Sunday, December 16, 2007

Haley Airs Tonight

The package that introduces Dr. Haley airs tonight. The trip to Lexington, Kentucky was the first trip that the team took for the series, and it's nice to finally see the story air. We decided to include Dr. Boyd Haley in our series because we are addressing the vaccine debate and quite a bit of his research is regarding mercury toxicity, so he is a source for one side of the vaccine debate.

Check out Dr. Haley on the KOMU website to see what we've already posted and check back after the show tonight for more KOMU.com extras as well as a slideshow and a behind the scenes look at the trip.

And this isn't the only time you will see Dr. Haley. We feature him in our investigation portion of the series next week.

8 comments:

Anonymous said...

KOMU says: No CDC and other major, government- supported study about autism has yet to show a link between autism and mercury in vaccines.

No peer-review study, regardless of who paid for it, has found a link either.

Dr. Haley says he has proof that thimerosal is toxic. Here's a news flash: dose makes the poison. There is no proof that thimerosal, in minute doses, injected into muscle tissue, has harmed anyone. Haley is not being honest.

And neither is KOMU when it tells us "Vaccine makers used to pump their product full of thimerosal to keep them fresh." Pumped their products full? What are you trying to say?

John Best said...

I am part of a peer reviewed study that proves thimerosal caused the autism epidemic. As one of thousands of parents who have watched their autistic child get better by removing the thimerosal, we have proved the link. What better study could you ask for than parents who had the guts to prove this by using chelation and other biomedical interventions.

Somebody nominate Boyd Haley for a Nobel prize!!!

Anonymous said...

If you have to ask, you'll never understand.

Anonymous said...

ANB, as you said in your post about the letter to the Lawrence paper, "Sigh."

I Googled "Thimerosal." Let's go to the government source, the first one that appeared on the search results, shall we...

The FDA says that, "because of an increasing awareness of the theoretical potential for neurotoxicity of even low levels of organomercurials ... the Food and Drug Administration has worked with, and continues to work with, vaccine manufacturers to reduce or eliminate thimerosal from vaccines."

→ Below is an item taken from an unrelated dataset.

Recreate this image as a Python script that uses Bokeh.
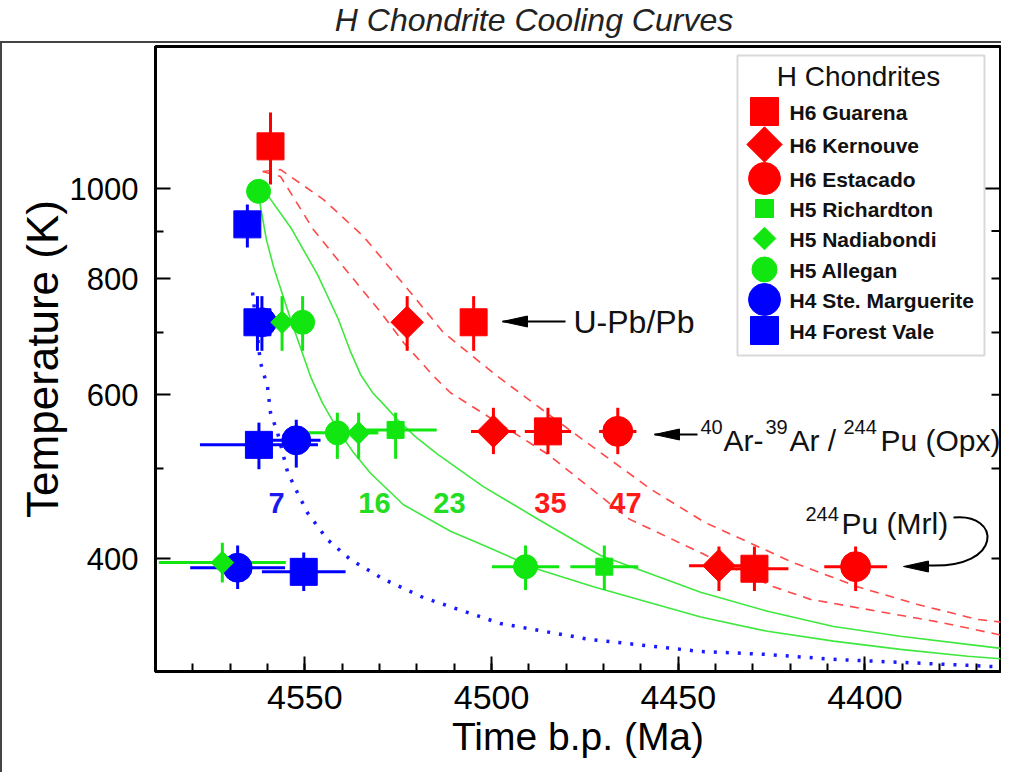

Injection into muscle tissue? Are you kidding? This isn't about muscle tissue or doseage! As the FDA says, this is about neurotoxicity! On another post, you wanted KOMU to show respect for empiricism and scientific evidence, like the study mentioned by foresam. Start doing so yourself.

Anonymous said...

Dose makes the poison, Anon. This may not be about method of delivery and dosage to you, but in the reality based world, it's another story.

Anonymous said...

ANB:

"Dose makes the poison" is quite behind the times. The evolving science of pharmacogenomics should tell you that genetic heterogeneity in the population allows for one man's poison dose to be another man's warm-up drink. One need only look to alcohol for an easy example.

My roommates back in college at The University of Chicago were both Asian, one of them certainly had an aldehyde dehydrogenase polymorphism that slowed down his processing of alcohol. So while this Irishman was on his 4th drink and still barely feeling it he was flushed and nauseated on his second. My warmup drinks were his poison.

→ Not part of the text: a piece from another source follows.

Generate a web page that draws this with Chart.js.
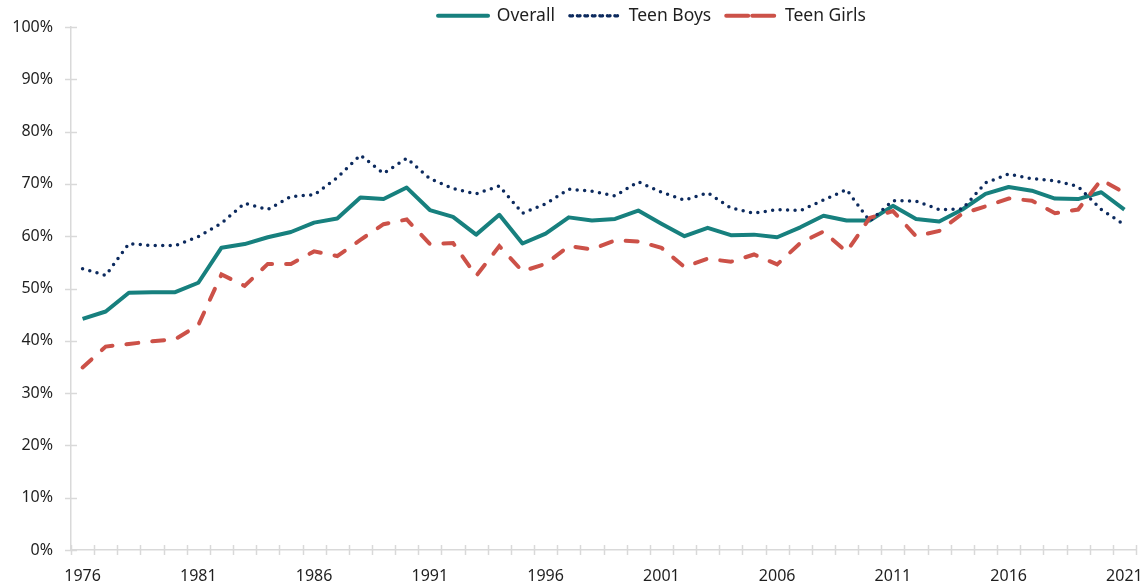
<!DOCTYPE html>
<html>
<head>
<meta charset="utf-8">
<script src="https://cdn.jsdelivr.net/npm/chart.js@4.4.1/dist/chart.umd.min.js"></script>
<style>
  html, body { margin: 0; padding: 0; background: #fff; }
  #wrap { width: 1148px; height: 586px; }
</style>
</head>
<body>
<div id="wrap"><canvas id="chart"></canvas></div>
<script>
// years on the x axis
var years = [];
for (var y = 1976; y <= 2021; y++) years.push(String(y));

var overall = [44.2, 45.6, 49.2, 49.3, 49.3, 51.1, 57.8, 58.5, 59.8, 60.8,
  62.6, 63.4, 67.4, 67.1, 69.3, 65.0, 63.7, 60.3, 64.1, 58.6,
  60.5, 63.6, 63.0, 63.3, 64.9, 62.4, 60.0, 61.6, 60.2, 60.3,
  59.8, 61.7, 63.9, 63.0, 63.0, 65.8, 63.3, 62.8, 65.1, 68.1,
  69.4, 68.7, 67.2, 67.1, 68.4, 65.1];

var teenBoys = [53.8, 52.5, 58.6, 58.2, 58.2, 59.9, 62.5, 66.3, 65.1, 67.6,
  67.9, 71.2, 75.5, 72.0, 74.9, 71.0, 69.1, 68.1, 69.6, 64.4,
  66.2, 69.0, 68.6, 67.7, 70.4, 68.4, 66.9, 68.3, 65.4, 64.4,
  65.1, 64.9, 66.9, 68.9, 62.9, 66.8, 66.7, 65.1, 65.2, 70.2,
  71.9, 71.0, 70.6, 69.5, 65.1, 62.2];

var teenGirls = [34.9, 38.9, 39.4, 39.9, 40.3, 43.0, 52.7, 50.5, 54.7, 54.7,
  57.1, 56.2, 59.3, 62.3, 63.2, 58.5, 58.7, 52.4, 58.1, 53.3,
  54.7, 58.1, 57.5, 59.2, 59.0, 57.8, 54.1, 55.7, 55.1, 56.5,
  54.6, 58.7, 60.9, 57.0, 63.5, 64.8, 60.0, 61.0, 64.3, 65.7,
  67.2, 66.8, 64.4, 65.1, 70.8, 68.3];

var yTicks = [0, 10, 20, 30, 40, 50, 60, 70, 80, 90, 100];

var axisColor = '#d9d9d9';
var textColor = '#1f1f1f';
var clear = 'rgba(0,0,0,0)';

// little tick marks that cross the axis lines, like the original
var crossTicks = {
  id: 'crossTicks',
  afterDraw: function(chart) {
    var ctx = chart.ctx;
    var xs = chart.scales.x, ys = chart.scales.y;
    ctx.save();
    ctx.strokeStyle = axisColor;
    ctx.lineWidth = 1.5;
    ctx.beginPath();
    var step = (xs.right - xs.left) / years.length;
    for (var i = 0; i <= years.length; i++) {
      var px = Math.round(xs.left + i * step) + 0.5;
      ctx.moveTo(px, ys.bottom - 5);
      ctx.lineTo(px, ys.bottom + 5);
    }
    yTicks.forEach(function(v) {
      var py = Math.round(ys.getPixelForValue(v)) + 0.5;
      ctx.moveTo(xs.left - 6, py);
      ctx.lineTo(xs.left + 6, py);
    });
    ctx.stroke();
    ctx.restore();
  }
};

// the legend in the original sits a bit right of centre
var legendShift = {
  id: 'legendShift',
  afterLayout: function(chart) {
    var lg = chart.legend;
    if (!lg) return;
    lg.left += 84;
    lg.right += 84;
  }
};

Chart.defaults.font.family = '"Noto Sans", "Open Sans", sans-serif';
Chart.defaults.font.size = 16;
Chart.defaults.color = textColor;

new Chart(document.getElementById('chart'), {
  type: 'line',
  data: {
    labels: years,
    datasets: [
      {
        label: 'Overall',
        data: overall,
        borderColor: '#17807e',
        backgroundColor: clear,
        borderWidth: 4,
        borderJoinStyle: 'round',
        pointRadius: 0,
        tension: 0,
        order: 3
      },
      {
        label: 'Teen Boys',
        data: teenBoys,
        borderColor: '#0c2a5e',
        backgroundColor: clear,
        borderWidth: 3.5,
        borderDash: [0, 7.5],
        borderCapStyle: 'round',
        pointRadius: 0,
        tension: 0,
        order: 2
      },
      {
        label: 'Teen Girls',
        data: teenGirls,
        borderColor: '#cc5148',
        backgroundColor: clear,
        borderWidth: 4,
        borderDash: [12, 14],
        borderCapStyle: 'round',
        pointRadius: 0,
        tension: 0,
        order: 1
      }
    ]
  },
  options: {
    responsive: true,
    maintainAspectRatio: false,
    animation: false,
    layout: { padding: { left: 0, right: 12, top: -8, bottom: 0 } },
    plugins: {
      tooltip: { enabled: false },
      legend: {
        position: 'top',
        maxHeight: 35,
        labels: {
          boxWidth: 50,
          boxHeight: 0,
          padding: 15,
          color: textColor,
          font: { size: 17.5 },
          sort: function(a, b) { return a.datasetIndex - b.datasetIndex; }
        }
      }
    },
    scales: {
      x: {
        offset: true,
        grid: { display: true, offset: true, drawOnChartArea: false, drawTicks: true, tickLength: 17, tickColor: clear },
        border: { color: axisColor, width: 1.5 },
        ticks: {
          autoSkip: false,
          maxRotation: 0,
          padding: 0,
          callback: function(val, idx) {
            return (idx % 5 === 0) ? years[idx] : '';
          }
        },
        afterFit: function(scale) { scale.height = 36; }
      },
      y: {
        min: 0,
        max: 100,
        grid: { display: true, drawOnChartArea: false, drawTicks: true, tickLength: 18, tickColor: clear },
        border: { color: axisColor, width: 1.5 },
        ticks: {
          stepSize: 10,
          padding: 0,
          callback: function(v) { return v + '%'; }
        },
        afterFit: function(scale) { scale.width = 71; }
      }
    }
  },
  plugins: [crossTicks, legendShift]
});
</script>
</body>
</html>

IN A HETEROGENEOUS POPULATION, THE DOSE RELATIVE TO ALLELE-BASED BIOCHEMICAL KINETICS MAKES THE POISON!

Now I have some study ideas on tracking radioactive mercury at tiny doses to understand the variance in the population of half lives. You got any children available for a small dose of radioactive thimerosal? Trust me shouldn't be a problem, can't imagine any side effects of the radiation; would be equivalent to a head CT-no biggie half the kids that show up in the ER nowadays get them just to be safe. Great thing about radioactive mercury is that you can see it for months in the brain (actually got used decades ago for occasional brain scans-early days of nuclear medicine when we were a little cavalier, but now that you have shown the safety of mercury in your extensive literature reviews across the blog, I think an IRB will finally go for it).

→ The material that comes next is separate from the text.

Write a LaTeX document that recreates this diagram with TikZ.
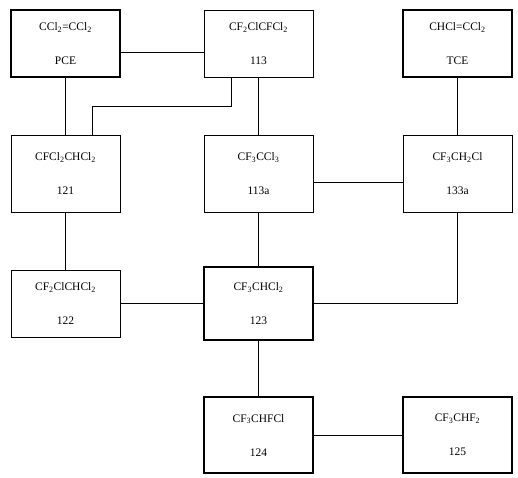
\documentclass[tikz,border=0pt]{standalone}
\usepackage{fontspec}
\setmainfont{Liberation Serif}
\usepackage{tikz}
\usetikzlibrary{positioning, calc}
\newcommand{\lo}[1]{\textsubscript{#1}}

\begin{document}
\begin{tikzpicture}[x=1pt, y=-1pt,
  chembox/.style={draw, line width=0.8pt, minimum width=109pt, minimum height=75pt, inner sep=0pt, align=center, font=\fontsize{11.5}{14}\selectfont},
  keybox/.style={chembox, line width=2pt},
  link/.style={line width=0.8pt}]
  \useasboundingbox (0,0) rectangle (518,477);

  % Row 1
  \node[keybox, minimum height=67pt] (pce) at (65.5, 43.5) {CCl\lo{2}=CCl\lo{2}\\[20pt]PCE};
  \node[chembox, minimum height=67pt] (r113) at (258.5, 43.5) {CF\lo{2}ClCFCl\lo{2}\\[20pt]113};
  \node[keybox, minimum height=67pt] (tce) at (457.5, 43.5) {CHCl=CCl\lo{2}\\[20pt]TCE};

  % Row 2
  \node[chembox, minimum height=77pt] (r121) at (65.5, 173.5) {CFCl\lo{2}CHCl\lo{2}\\[20pt]121};
  \node[chembox, minimum height=77pt] (r113a) at (258.5, 173.5) {CF\lo{3}CCl\lo{3}\\[20pt]113a};
  \node[chembox, minimum height=77pt] (r133a) at (457.5, 173.5) {CF\lo{3}CH\lo{2}Cl\\[20pt]133a};

  % Row 3
  \node[chembox, minimum height=67pt] (r122) at (65.5, 303.5) {CF\lo{2}ClCHCl\lo{2}\\[20pt]122};
  \node[keybox, minimum height=73pt] (r123) at (258.5, 303.5) {CF\lo{3}CHCl\lo{2}\\[20pt]123};

  % Row 4
  \node[keybox, minimum height=76pt] (r124) at (258.5, 435) {CF\lo{3}CHFCl\\[20pt]124};
  \node[keybox, minimum height=76pt] (r125) at (457.5, 435) {CF\lo{3}CHF\lo{2}\\[20pt]125};

  % Links
  \draw[link] ([yshift=-8.5pt]pce.east) -- ([yshift=-8.5pt]pce.east -| r113.west);
  \draw[link] (pce) -- (r121);
  \draw[link] ([xshift=-27.5pt]r113.south) -- ++(0, 29) -| ([xshift=26.5pt]r121.north);
  \draw[link] (r113) -- (r113a);
  \draw[link] (tce) -- (r133a);
  \draw[link] ([yshift=-8.5pt]r113a.east) -- ([yshift=-8.5pt]r113a.east -| r133a.west);
  \draw[link] (r121) -- (r122);
  \draw[link] (r113a) -- (r123);
  \draw[link] (r122) -- (r123);
  \draw[link] (r123.east) -| (r133a.south);
  \draw[link] (r123) -- (r124);
  \draw[link] (r124) -- (r125);
\end{tikzpicture}
\end{document}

So what we will do is test the hypothesis that NT kids have a half-life around 30 days and ASD kids range in half-life with the longer half-lives correlating to the deeper less functional parts of the spectrum. I would hazard a guess the worst kids have half-lives of mercury around 300 days. You taking the over or under on that one?

Hum, maybe Eli Lily will go for my grant app on that one? Or do you think Dr. Miles and I can approach J and J on it?

Edward F. Fogarty, MD
Chair of Radiology
University of North Dakota

Anonymous said...

I think John Best is a better fit for you. But thanks for the offer.

Anonymous said...

ANB: I think you forgot to counter me on that "dose makes the poison" issue. Just a reminder so you can show everyon how much you know about medicine.